This one has a few too many layers to be simple. Jealousy..... you had/have a mother, when you were a baby you could not and did not differentiate her and yourself, she was key to your survival, any fear of not having her attention and therefore staying alive, makes the basic survival instinct kick. it's our first experience of jealousy, especially if you had older brothers or sisters. This when you become an adult is transposed/projected onto the woman. It is admirable that you are trying to work on this, what you are really working with and doing generally is called 'inner child' work, the inner child is thought to remain inside with all its feeling base even though our social learned self is layered over it. But when 'it' considers its position is being threatened it kicks off its feelings regardless of logic. He/she has no logic, it/you did not develop past that stage. It is connected to the shadow, and all the so called negative feeling we have that we repress due to social conditioning, however, there comes a time when it will not be ignored......and then the sh*t really hits the fan. I disagree with the previous poster who said your wife is not your possession, in actual fact as far as I can make out you are trying your best to go against that feeling as can be seen by what you are trying to do.... I do agree no one should consider a wife/husband a possession but the inner child just doesn't give a toss, to him your mother was one of the same as you, your consciousness had not developed beyond that, so your logic says 'not my possession but your emotion says 'screw that, definately mine!' The battle you are trying to win will take you deeper and deeper down to the shadow, not necessarily a bad thing....but......

 

I gotta say man, this is all wrong, yes you have kids, but I would like to remind you that marriage is a human creation. And yes you care about her, that much is apparent, but your love is that of a brother or close friend. The pair of you are selling yourselves short....and yes I know you have kids.... but so what, so you have to stay like this for the next ...what...15 years...... . I will not congratulate you for that, I'm sorry but it's cowardice on some level, you are misguided by societies mores I think....Daoism has no mores. What psychological damage do you think will occur when one day your kids find out this situation....and they WILL find out, your an adult, you can take it, what about them. Divorce is not so bad, actually every person I have known from a so called 'broken' home has been very wise emotionally, there are no right answers, every decision is right and wrong at the same time, it simply depends on perspective.

 

I salute your desire to work with your jealousy....BUT.... were not talking about you being possessive and not letting your wife out the house are we? We talking about the fact that your in a marriage where both people are actually close friends, and thats nice.... it is. But, let me tell you from personal experience when one plays away, one day, maybe not today, but sometime, someones gonna fall in love and want out! And once that passion kicks in all hell will break loose, and it seems your the one who's gonna pick up the pieces.....don't tell me she just wants sexual experience, that's YOUR thinking not hers, she wants what almost every woman desires at some point in their life before their dreams may have been dashed......deep burning love and passion, all encompassing..... you can't fight that dude... you just can't, people kill for that.
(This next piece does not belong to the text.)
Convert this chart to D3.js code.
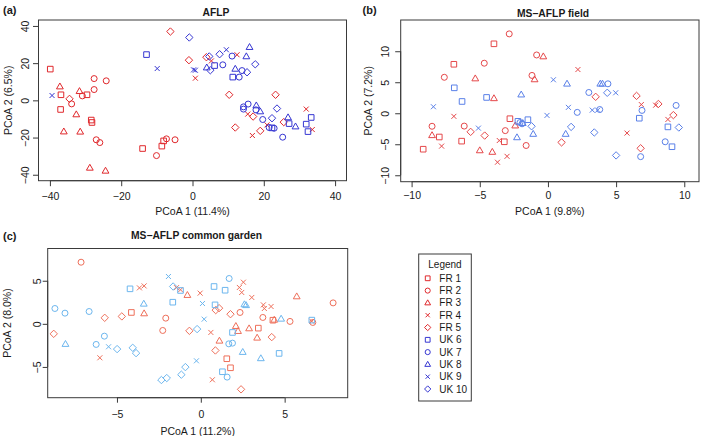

You are also negating your own desire for this, I cannot believe you don't also have this urge, it is a normal human urge, I think you have just better ability at repressing it for the sake of practicality and following societies expectation than your wife, that's also understandable as most women are much more in touch and honest about their feelings than men.

 

I think you need to go way back man, and take a look at why you chose this woman, instead of a person you felt deep passion for and her the same, it's connected to your upbringing somehow. It seems you both chose security over real feeling, and you are still choosing this, she however it seems knows she needs more. Dude, trust me, from one who knows..... this is gonna go pear shaped. Creating rules and so on may work for a time, but honestly, if I were married to you(I know that's a horrific thought cos I'm male)I'd leave you for a person I felt deep passion and love for...... and let me tell you something straight..... if that guy can rock her world in the bedroom department you can be sure her emotions will kick in at some point, especially if she didn't have much experience before you. Some females here may be inclined to disagree and say 'no no, it's this or that, not that', but let me tell you as a man who has excellent bedroom department references ie. 'that was amazing', 'the best I ever had' and the best one of all 'ooooohhhhhhhhhhhh', followed by an amazed look in the eyes and abdominal contractions that last for 3 minutes........ after that they fall hook line and sinker, I don't presume to know why, I only know it's a hundred percent the case. I'm not telling you this to be an assh*le, I'm telling you this cos you seem to really wanna keep the relationship together and are really working hard on it, but your work is misplaced my friend and will ultimately come to a sad ending. I have been on both sides, I know what I'm talking about.

 

This is a long reply, and I apologize for that. You seem both like you are close and good friends, but if it goes on like this it may end very badly, and then people will get hurt anyway. In daoism people learn to let go....... that includes outstayed relationships my friend. Your passion is elsewhere, and so is hers. It's natural. You need to stop repressing yourself. We all fear change, yet still water stagnates, life is not meant to be that way, it's not your fault or hers, we didn't decide marriage was right and proper, someone else did hundreds of years ago and we are still paying for it with our conditioned beliefs, the tao knows not structure. People may disagree with me, but I'm from a divorced family and I highly recommend it, much better than seeing both parents miserable and arguing with each other. I wanna see people happy, that includes my parents. I just don't buy the whole 'stay together for the kids' line, in my experience it simply covered a fear of change and ultimately cowardice, and that's ok, we are all cowards in some way...bu we're not meant to stay that way. Good luck.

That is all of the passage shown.